One thing I have always wondered about (but never bothered to try) is ELAN’s built-in “recognizers” for automatic speech segmentation. (Has your team ever made use of this, by the way, Andrew?)
I found this interface rather opaque, some are web-based services, but it seems that people mostly work with the MPI-PL Silence Recognizer, which is built-in to ELAN and seems to work well enough.
In this nice video tutorial by Dr. David Ruskin, there is a step-by-step guide to how to do automatic segmentation in both ELAN, and also PRAAT:
Dr. Ruskin compares both processes, and of course the particular alignments output are slightly varied. He prefers the PRAAT process to ELAN channel in the end, apparently because the results are better. It does impose an extra import step to get that output into ELAN, though.
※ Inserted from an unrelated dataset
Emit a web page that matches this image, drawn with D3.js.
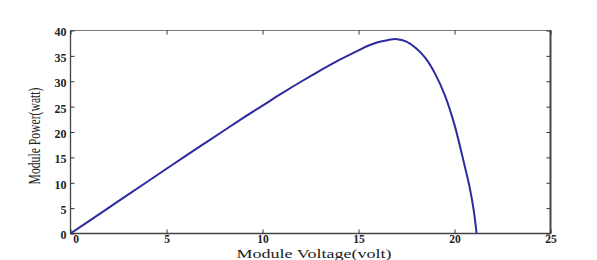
<!DOCTYPE html>
<html><head><meta charset="utf-8">
<script src="https://cdn.jsdelivr.net/npm/d3@7"></script>
<style>body{margin:0;background:#fff}svg{display:block}</style>
</head><body>
<svg id="c" width="597" height="260"></svg>
<script>
const voltage = [0,1,2,3,4,5,6,7,8,9,10,11,12,13,14,15,15.5,16,16.5,17,17.5,18,18.5,19,19.5,20,20.5,20.8,21,21.15];
const power   = [0,2.55,5.1,7.65,10.2,12.75,15.3,17.8,20.3,22.8,25.2,27.6,29.9,32.1,34.2,36.1,37.0,37.7,38.1,38.3,37.8,36.5,34.5,31.4,27.2,21.4,13.8,8.9,4.6,0];
const xTicks = [0,5,10,15,20,25];
const yTicks = [0,5,10,15,20,25,30,35,40];
const xLabel = "Module Voltage(volt)";
const yLabel = "Module Power(watt)";

const svg = d3.select("#c");
const L = 70.5, R = 550.5, T = 30.5, B = 233.5;
const x = d3.scaleLinear().domain([0,25]).range([L,R]);
const y = d3.scaleLinear().domain([0,40]).range([B,T]);
const tickFont = "'Liberation Serif','Times New Roman',serif";

// frame
svg.append("line").attr("x1",L).attr("x2",R).attr("y1",T).attr("y2",T).attr("stroke","#777").attr("stroke-width",1);
svg.append("line").attr("x1",R).attr("x2",R).attr("y1",T).attr("y2",B).attr("stroke","#444").attr("stroke-width",2);
svg.append("line").attr("x1",L).attr("x2",R).attr("y1",B).attr("y2",B).attr("stroke","#444").attr("stroke-width",1.3);
svg.append("line").attr("x1",L).attr("x2",L).attr("y1",T).attr("y2",B).attr("stroke","#444").attr("stroke-width",1.3);

// axes via d3 with inward ticks
const xb = svg.append("g").attr("transform",`translate(0,${B})`)
  .call(d3.axisBottom(x).tickValues(xTicks).tickSize(-4).tickPadding(1).tickFormat(d3.format("d")));
const xt = svg.append("g").attr("transform",`translate(0,${T})`)
  .call(d3.axisTop(x).tickValues(xTicks).tickSize(-4).tickFormat(""));
const yl = svg.append("g").attr("transform",`translate(${L},0)`)
  .call(d3.axisLeft(y).tickValues(yTicks).tickSize(-4).tickPadding(4).tickFormat(d3.format("d")));
const yr = svg.append("g").attr("transform",`translate(${R},0)`)
  .call(d3.axisRight(y).tickValues(yTicks).tickSize(-4).tickFormat(""));
[xb,xt,yl,yr].forEach(g=>{
  g.select(".domain").remove();
  g.selectAll(".tick line").attr("stroke","#333").attr("stroke-width",1);
  g.selectAll("text").attr("font-family",tickFont).attr("font-weight","bold").attr("font-size",12).attr("fill","#222");
});
xb.selectAll("text").attr("font-size",11.5);
xb.selectAll(".tick").filter(d=>d===0).select("text").attr("dx",5);
yl.selectAll("text").attr("dy","0.45em");

// curve
const pts = voltage.map((v,i)=>[v,power[i]]);
svg.append("path").datum(pts)
  .attr("fill","none").attr("stroke","#2b2b9e").attr("stroke-width",2)
  .attr("d", d3.line().x(d=>x(d[0])).y(d=>y(d[1])).curve(d3.curveCatmullRom.alpha(0.5)));

// labels
svg.append("text").attr("x",314).attr("y",257.5).attr("text-anchor","middle")
  .attr("font-family",tickFont).attr("font-size",13.5).attr("fill","#222")
  .attr("textLength",155).attr("lengthAdjust","spacingAndGlyphs").text(xLabel);
svg.append("text").attr("transform","translate(40,136) rotate(-90)").attr("text-anchor","middle")
  .attr("font-family",tickFont).attr("font-size",17).attr("fill","#222")
  .attr("textLength",97).attr("lengthAdjust","spacingAndGlyphs").text(yLabel);
</script>
</body></html>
In any case, the video is very useful because it covers just enough to try out automatic segmentation in both tools, and you can follow it along to try out both.
By the way, does anyone know Dr. Ruskin? He seems very docling, I’d like to invite him to join us. But I couldn’t find an email…
Here’s another tool you can use to do segmentation, one which doesn’t quite get the attention in documentation circles for some reason: Audacity. Made a short (about 3 minutes) screencast demonstrating how to use it, but somehow it didn’t record the audio. Le sigh. Anyways, here it is:
I’ll try to fix it at some point, but if you feel like taking a look there it is.
Ugh. There’s a “no microphone” option in Quicktime. Very helpful.
I wasn’t sure anyone would find that tutorial useful! Though I will say that I’ve actually referenced it myself just about every time I parse a file to see what the setting were that I used, lol.
My experience with the above methods (and I’d never heard of SndBite, so I may have to check that out) is that ELAN is fast, but could use more customization. I would love if you could add a small buffer before and after the segment. This would really help catch soft sounds at the edges of words that otherwise get cut off.
Praat is my go to, but it’s sloooow. And I don’t quite understand why it’s so slow, considering how quickly ELAN does the same thing. Praat can take several minutes on longer files and just looks like it’s frozen. It ALSO will overflow my computer’s memory and crash if I’m working on a longer file and have anything else open. So keep that in mind.
Audacity I played around with, but I didn’t care for the way it imports into ELAN. I use it for other pre-processing tasks, though, and find it works well for those purposes. Also, its spectrograms are prettier than Praat’s, for what it’s worth.
Anyway, so cool! Glad that someone else might have found that video useful
Wow, Pat, that’s awesome! My website is woefully out of date, but thanks for the thumbs up. The realtime browser spectrogram tool has actually been reaaaaaallly great to use with students and has been a lot of fun to play around with. Humming, whistling, different vowels – it’s neat to see it as you produce it. I also just added different color-schemes – the palate button in the upper-right corner. I was hoping to do a real-time vowel-space analysis and tried a first-pass estimate with peak-finding and the second derivative of the spectrum (which is fast and easy to calculate). Works for high vowels where F1 and F2 are separate enough, but low vowels the formats cross over each other and you can’t do it that way. I’ve been looking into doing a JavaScript LPC analysis, but that’s a “oof headache” sort of project and I’m not sure if it will be fast enough to do it in realtime. I think I can use some of the code from this post, but only when I get some free time, which is… never? Linear Least Squares: A Javascript Implementation and a Definitional Question | by tiefengeist | Medium
belatedly, I’ve used the silence recognizer a bunch and found it very useful. The language transcription for Australian languages was another story; I was never able to get usable output (that said, I probably could have tried harder, so some of this was likely on me, not on the system).
Another program that some people use for segmenting audio is SayMore. Their segmentation/transcription tab is actually a shell for ELAN. It outputs an .eaf file, but I’m not sure if their auto-segmenter or other code is taken from ELAN or self-developed. Here’s a site that explains how to segment/transcribe in SayMore: 4.3 Using SayMore | CORSAL - Computational Resource for South Asian Languages.